Yu was born in Ji'an, Jiangxi, in 1914, three years after the collapse of China's last imperial dynasty, into a poor peasant family. By the age of 14 he had taken part in a peasant uprising. At 16 he joined the Chinese Communist Party. Yu was among the tens of thousands of guerrillas and their supporters who from 1934 joined the Long March in an effort to break through the Kuomintang blockades around the Communist base in the south. In 1936, he was injured in the arm during a skirmish with pursuing nationalist forces. He continued on the journey north over treacherous terrain. Nine months later, after he had completed a journey of thousands of miles in terrible pain, his arm was amputated. "I am a man who has gone through nine deaths," Yu told the American journalist Harrison Salisbury in 1984.

From November 1936 to August 1937, he received advanced military and political training at the Counter-Japanese Military and Political University.

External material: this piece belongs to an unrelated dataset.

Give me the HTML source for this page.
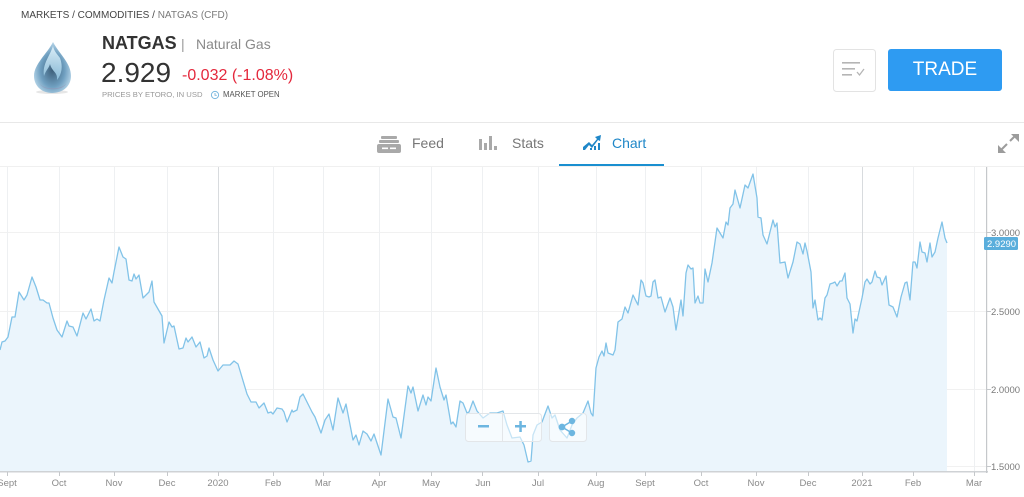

During the Second Sino-Japanese War of 1937–1945, he served as Director of the Political Department of the 358th Brigade and in the subsequent Chinese Civil War, as Commander and Political Commissar of the 1st Division of the 1st Field Army, he played a leading role in the capture of Qinghai.

After the Communist victory in 1949, Yu Qiuli was transferred to the Southwest, serving as a member of the Standing Committee of the Party Committee of the Western Sichuan District of the CCP and as the Principal and Political Commissar of the Senior Infantry School. In December 1954, he was called to Beijing and was named Director of the General Finance Department of the PLA, holding that position until early 1957, when he became Director of the PLA General Logistics Department. In September 1955, he was awarded the rank of lieutenant general.

In February 1958, he became the Second Minister for the Petroleum Industry, and decided to focus on oilfield exploration. He replaced Li Jukui in this role, a change made at the recommendation of Peng Dehaui. This move thrust him into a far more prominent role in the Communist government. In the following year, the discovery of huge oil reserves in Daqing in the desolate wastes of north-eastern China gave him a mission for which he is much remembered. Yu became the leader of the so-called "Petroleum Group" of officials which promoted the Daqing model of industrialization.

Yu was in charge of the development of the Daqing oil field. During its 1960 construction as part of the Great Leap Forward, Yu mobilized workers building the Daqing oil field through ideological motivation instead of material incentives, focusing enthusiasm, energy, and resources to complete a rapid industrialization project. Yu read Mao Zedong's writing to workers, urging them to engage in the hard labor at hand out of commitment to the building of Chinese socialism. In April 1960, Yu stated that Mao's texts On Contradiction and with On Practice would be the ideological core of the campaign to develop the oil field. The Petroleum Ministry shipped thousands of copies by plane so that every Daqing oil worker would have copies and for work units to each set up their own study groups.